Basic Accounting Terms

These basic accounting terms are critical for any student who wants to develop a deeper understanding of the subject and pursue further studies in this stream. These terms and their definitions are as follows:

  • Business Transaction – A business transaction is a financial event between two or more parties. It involves an exchange of goods, services or money and gets recorded in the books of accounts for the organisations involved.
  • Capital – Capital is a critical component of any business to run its daily operations and help its future growth. The capital for a business comes either from its owners or from outsiders (shares, debentures or bonds).
  • Drawings – Drawings refer to the withdrawals made by the owners of a business for personal use. It gets deducted from the Owner’s Capital in the Liabilities side of a Balance Sheet.
  • Liabilities (Non-Current and Current) – Current Liabilities are the amount due to the creditors of a business that has to be paid back within twelve months. Non-Current Liabilities are the long-term obligations of a company that are not due for payment before a year.
  • Assets (Non-Current and Current) – Current Assets are the assets that a firm can liquidate within twelve months. Non-Current Assets are the long-term investments of a business that they cannot liquidate within a year.
  • Fixed assets (Tangible and Intangible) – Tangible Fixed Assets are the long-term investments of a business that have a physical existence. Intangible Fixed Assets are the long-term investments made by a company that doesn’t have a physical existence.
  • Expenditure (Capital and Revenue) – A business incurs Capital Expenditure to acquire assets for long-term income generation. It also incurs Revenue Expenditure to run the day-to-day operations of a business.
  • Expense – Expenses in accounting refer to the cost incurred or money the business owners spend to generate revenue. A business must keep its expenses under control to generate profits both in the short and long run.
  • Income – Income is the revenue that a business earns from the sale of its goods or services. It is essential for the survival and growth of any enterprise, and the failure to generate revenue can lead to a shutdown of the business.
  • Profit – Profit is the positive difference between the income generated from selling goods or services and the Expenses incurred to perform that business activity. Profit is the excess of revenues over the expenses.
  • Gain – A Gain is an increase in the total value of an asset of a business. It takes place when the current price of the asset exceeds its original purchase price. It can occur at any time during the useful life of an asset.
  • Loss – Loss is the excess of the Expenses incurred from selling goods or services over the income generated to perform that business activity. Sustained losses over time can lead to the shutdown of a business organisation.
  • Purchase – Purchase is the activity of buying an item to either use it in the production of goods and services or resell it to another entity.
  • Sales – Sales is an economic activity where a business exchanges goods or services with another entity for money. It is the primary source of revenue for any organisation.
  • Goods – Goods are the items that a company manufactures to sell to another entity in exchange for money. When an organisation buys goods, it is known as purchases, and when it sells goods, it is known as sales.
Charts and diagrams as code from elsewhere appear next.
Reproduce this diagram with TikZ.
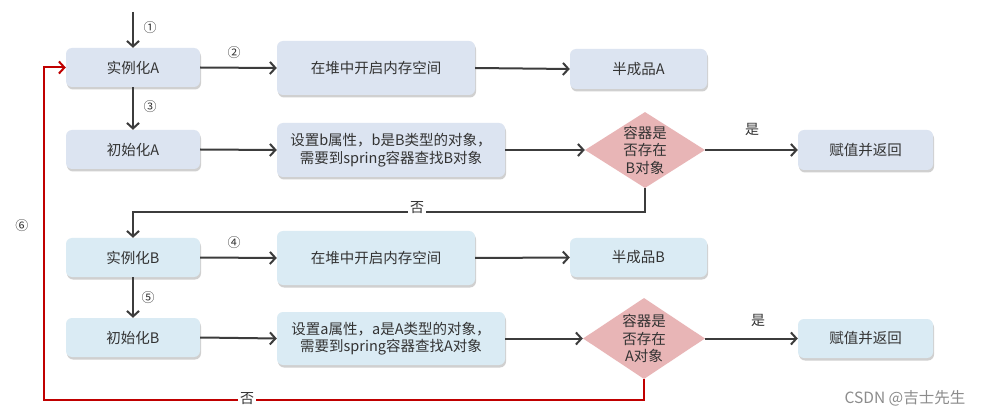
\documentclass[tikz,border=0pt]{standalone}
\usepackage{fontspec}
\setmainfont{Noto Sans CJK SC}
\usetikzlibrary{arrows.meta,shapes.geometric,shadows}
\definecolor{boxA}{HTML}{DCE4F1}
\definecolor{boxB}{HTML}{DAEBF4}
\definecolor{dia}{HTML}{E8B5B6}
\definecolor{ln}{HTML}{3C3C3C}
\definecolor{redln}{HTML}{C00000}
\definecolor{txt}{HTML}{333333}
\tikzset{
  box/.style={rectangle, rounded corners=6pt, inner sep=0pt, align=center, text=txt,
    font=\fontsize{14.5}{17.5}\selectfont,
    drop shadow={shadow xshift=1pt, shadow yshift=-2.5pt, fill=black!30, opacity=0.6}},
  boxa/.style={box, fill=boxA},
  boxb/.style={box, fill=boxB},
  decide/.style={diamond, fill=dia, inner sep=0pt, minimum width=120pt, minimum height=76pt},
  ddtext/.style={align=center, text=txt, font=\fontsize{14.5}{17.5}\selectfont},
  conn/.style={draw=ln, line width=2pt, -{Straight Barb[length=5.5pt,width=12pt,line width=2pt]}},
  redconn/.style={draw=redln, line width=2pt, -{Straight Barb[length=5.5pt,width=12pt,line width=2pt]}},
  lab/.style={text=txt, font=\fontsize{14}{16}\selectfont},
  numlab/.style={text=txt, font=\fontsize{13}{15}\selectfont},
}
\begin{document}
\begin{tikzpicture}[x=1pt,y=-1pt]
\useasboundingbox[fill=white] (0,0) rectangle (989,417);

% Row A
\node[boxa, minimum width=134pt, minimum height=39pt] (iA) at (133,67.5) {实例化A};
\node[boxa, minimum width=198pt, minimum height=54pt] (heapA) at (376,68) {在堆中开启内存空间};
\node[boxa, minimum width=137pt, minimum height=40pt] (halfA) at (638.5,69) {半成品A};
\node[boxa, minimum width=134pt, minimum height=39pt] (initA) at (133,149.5) {初始化A};
\node[boxa, minimum width=228pt, minimum height=54pt] (setB) at (391,150) {设置b属性，b是B类型的对象，\\ 需要到spring容器查找B对象};
\node[decide] (diaB) at (645,150) {};
\node[ddtext] (diaBt) at (645,150) {容器是\\否存在\\B对象};
\node[boxa, minimum width=135pt, minimum height=40pt] (retA) at (865.5,150) {赋值并返回};

% Row B
\node[boxb, minimum width=134pt, minimum height=39pt] (iB) at (133,257.5) {实例化B};
\node[boxb, minimum width=198pt, minimum height=54pt] (heapB) at (376,258) {在堆中开启内存空间};
\node[boxb, minimum width=137pt, minimum height=39pt] (halfB) at (638.5,257.5) {半成品B};
\node[boxb, minimum width=134pt, minimum height=39pt] (initB) at (133,337.5) {初始化B};
\node[boxb, minimum width=228pt, minimum height=53pt] (setA) at (391,338.5) {设置a属性，a是A类型的对象，\\ 需要到spring容器查找A对象};
\node[decide, minimum width=122pt, minimum height=81pt] (diaA) at (644,338.5) {};
\node[ddtext] (diaAt) at (644,338.5) {容器是\\否存在\\A对象};
\node[boxb, minimum width=135pt, minimum height=39pt] (retB) at (865.5,338.5) {赋值并返回};

% coordinates
\coordinate (start) at (133,12);
\coordinate (noB) at (133,212);
\coordinate (redc) at (44,400);

% connectors A
\draw[conn] (start) -- (iA.north);
\draw[conn] (iA.east) -- (heapA.west);
\draw[conn] (heapA.east) -- (halfA.west);
\draw[conn] (iA.south) -- (initA.north);
\draw[conn] (initA.east) -- (setB.west);
\draw[conn] (setB.east) -- (diaB.west);
\draw[conn] (diaB.east) -- (retA.west);
\draw[conn] (diaB.south) |- (noB) -- (iB.north);

% connectors B
\draw[conn] (iB.east) -- (heapB.west);
\draw[conn] (heapB.east) -- (halfB.west);
\draw[conn] (iB.south) -- (initB.north);
\draw[conn] (initB.east) -- (setA.west);
\draw[conn] (setA.east) -- (diaA.west);
\draw[conn] (diaA.east) -- (retB.west);
\draw[redconn] (diaA.south) |- (redc) |- (iA.west);

% labels
\node[numlab] (n1) at (150,28) {①};
\node[numlab] (n2) at (234,53) {②};
\node[numlab] (n3) at (150,107) {③};
\node[numlab] (n4) at (234,243) {④};
\node[numlab] (n5) at (148,298) {⑤};
\node[numlab] (n6) at (22,226) {⑥};
\node[lab] (yesA) at (752,129) {是};
\node[lab] (yesB) at (758,320) {是};
\node[lab, fill=white, inner sep=2pt] (noBl) at (417,208) {否};
\node[lab, fill=white, inner sep=2pt] (noAl) at (247,399) {否};
\node[text=black!45, font=\fontsize{15.5}{17}\selectfont] (wm) at (905,398) {CSDN @吉士先生};
\end{tikzpicture}
\end{document}
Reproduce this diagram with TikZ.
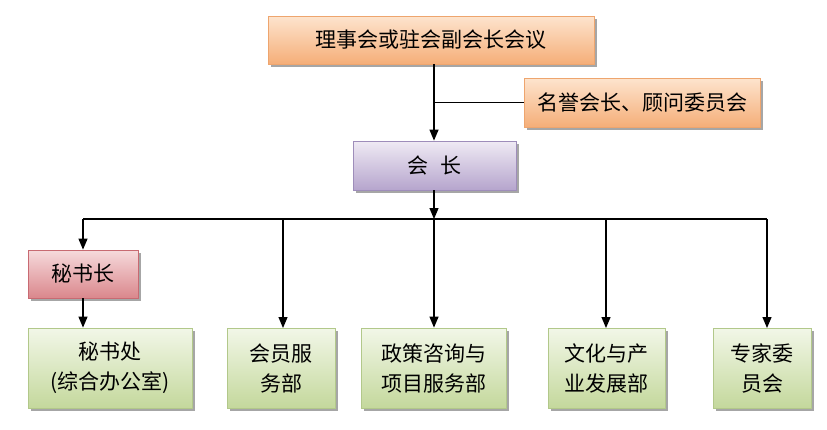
\documentclass[tikz,border=0pt]{standalone}
\usepackage{fontspec}
\newfontfamily\cjk{Noto Sans CJK SC}
\usetikzlibrary{arrows.meta,shadows}
\definecolor{orline}{HTML}{EEA56E}
\definecolor{orlight}{HTML}{FDE4CE}
\definecolor{ordark}{HTML}{F5AE78}
\definecolor{puline}{HTML}{9E8DBA}
\definecolor{pulight}{HTML}{EFEAF4}
\definecolor{pudark}{HTML}{B6A5CD}
\definecolor{reline}{HTML}{C86A72}
\definecolor{relight}{HTML}{F6DADC}
\definecolor{redark}{HTML}{DA878C}
\definecolor{grline}{HTML}{B2C88A}
\definecolor{grlight}{HTML}{F2F7E8}
\definecolor{grdark}{HTML}{C4D89C}
\tikzset{
  box/.style={draw, line width=0.8pt, inner sep=2pt, align=center,
    font=\cjk\fontsize{21}{30}\selectfont,
    drop shadow={shadow xshift=3pt, shadow yshift=-3pt, fill=black!35, opacity=1}},
  orbox/.style={box, draw=orline, top color=orlight, bottom color=ordark},
  pubox/.style={box, draw=puline, top color=pulight, bottom color=pudark},
  rebox/.style={box, draw=reline, top color=relight, bottom color=redark},
  grbox/.style={box, draw=grline, top color=grlight, bottom color=grdark,
    minimum height=80pt},
  conn/.style={line width=1.2pt, black},
  arr/.style={conn, -{Triangle[width=9pt,length=11pt]}}
}
\begin{document}
\begin{tikzpicture}[x=1pt,y=-1pt]
\useasboundingbox (0,0) rectangle (827,429);
\node[orbox, minimum width=326pt, minimum height=48pt] (top) at (431,40) {理事会或驻会副会长会议};
\node[orbox, minimum width=236pt, minimum height=49pt] (side) at (642,102.5) {名誉会长、顾问委员会};
\node[pubox, minimum width=163pt, minimum height=49pt] (hz) at (434.5,165.5) {会\hspace{12pt}长};
\node[rebox, minimum width=110pt, minimum height=48pt] (msz) at (83,274) {秘书长};
\node[grbox, minimum width=164pt] (msc) at (110,368) {秘书处\\(综合办公室)};
\node[grbox, minimum width=108pt] (hy) at (281,368) {会员服\\务部};
\node[grbox, minimum width=145pt] (zc) at (433.5,368) {政策咨询与\\项目服务部};
\node[grbox, minimum width=117pt] (wh) at (606.5,368) {文化与产\\业发展部};
\node[grbox, minimum width=98pt] (zj) at (762,368) {专家委\\员会};
\coordinate (t1) at (434,64);
\coordinate (j1) at (434,102.5);
\coordinate (b0) at (434,219);
\coordinate (bl) at (83,219);
\coordinate (br) at (767,219);
\draw[arr] (t1) -- (hz.north -| t1);
\draw[conn] (j1) -- (side.west);
\draw[arr] (hz.south -| b0) -- (b0);
\draw[conn] (bl) -- (br);
\draw[arr] (bl) -- (msz.north);
\draw[arr] (msz.south) -- (msz.south |- msc.north);
\draw[arr] (283,219) -- (283,328);
\draw[arr] (b0) -- (zc.north -| b0);
\draw[arr] (606,219) -- (606,328);
\draw[arr] (br) -- (767,328);
\end{tikzpicture}
\end{document}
  • Stock – A stock is a financial instrument that represents the part ownership of a company. Organisations use this instrument to raise capital for their business.
  • Debtor – A debtor is an individual or entity that owes money to a business. Companies treat it as an asset because they will get money from them in the near or distant future.
  • Creditor – A creditor is an individual or entity to whom a business owes money. Companies treat it as a liability because they will have to pay them in the near or distant future.
  • Voucher – A Voucher is an internal document that a company uses as supporting evidence for accounting entries. Businesses treat it as a redeemable transaction bond as it has a monetary value and is helpful in specific cases.
  • Discount (Trade Discount and Cash Discount) – A Trade Discount is a discount that a seller can offer to the buyer by reducing the price of an item. It helps to increase sales of a product, and it doesn’t get recorded in the accounting books. A Cash Discount is a discount that a seller can offer to the buyer at the time of payment by reducing the invoice price of an item. It helps to ensure timely payment for a product, and it gets recorded in the accounting books.